Monday, 14 September 2009


NEW YORK, Sept. 13(Bloomberg): Soybeans fell to a seven-week low after the US government said farmers will harvest a record crop this year and stockpiles will rise.
Production will reach an estimated 3.245 billion bushels, up 1.4 per cent from 3.199 billion projected in August and 9.7 per cent more than last year, the Department of Agriculture said today in a report. Inventories before next year's harvest will rise to 220 million bushels, from an estimated 110 million on Aug. 31, a 32-year low, the USDA said.
"It's a record crop and it could get even larger," said Anne Frick, a Prudential Bache Commodities LLC senior oilseeds analyst in New York. "I would expect upward revisions in acreage and yield."
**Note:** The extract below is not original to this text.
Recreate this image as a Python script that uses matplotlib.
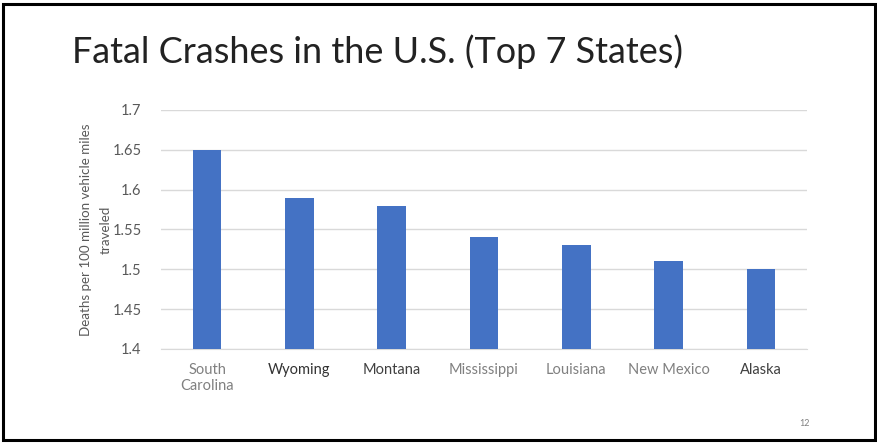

Soybean futures for November delivery plunged 23.5 cents, or 2.5 per cent, to $9.03 a bushel on the Chicago Board of Trade, after earlier touching $8.975, the lowest price since July 22. The most-active contract fell 2.1 per cent this week, the second straight decline, and is down 7.9 per cent this year.
The national average yield is forecast at 42.3 bushels an acre, compared with 41.7 bushels estimated in August and 39.6 bushels a year ago. Farmers harvested a record 43.1 bushels an acre in 2005.
About 76.8 million acres will be harvested, the USDA said, unchanged from its August estimate. Harvested acreage will be 98.8 per cent of the planted area, according to the report, compared with the average of 98.5 per cent since 2000.
The government left unchanged its yield estimates from a month ago for Iowa, Illinois and Minnesota, the three biggest producers of the oilseed.
The USDA may raise those estimates if the crops escape freeze damage in September, said Bill Nelson, a senior economist at Doane Advisory Services Co. in St. Louis. "People are feeling more comfortable the US may produce 3.3 billion bushels," he said.
Soybeans, valued at $27.4 billion last year, are the second-largest US crop, behind corn, government data show.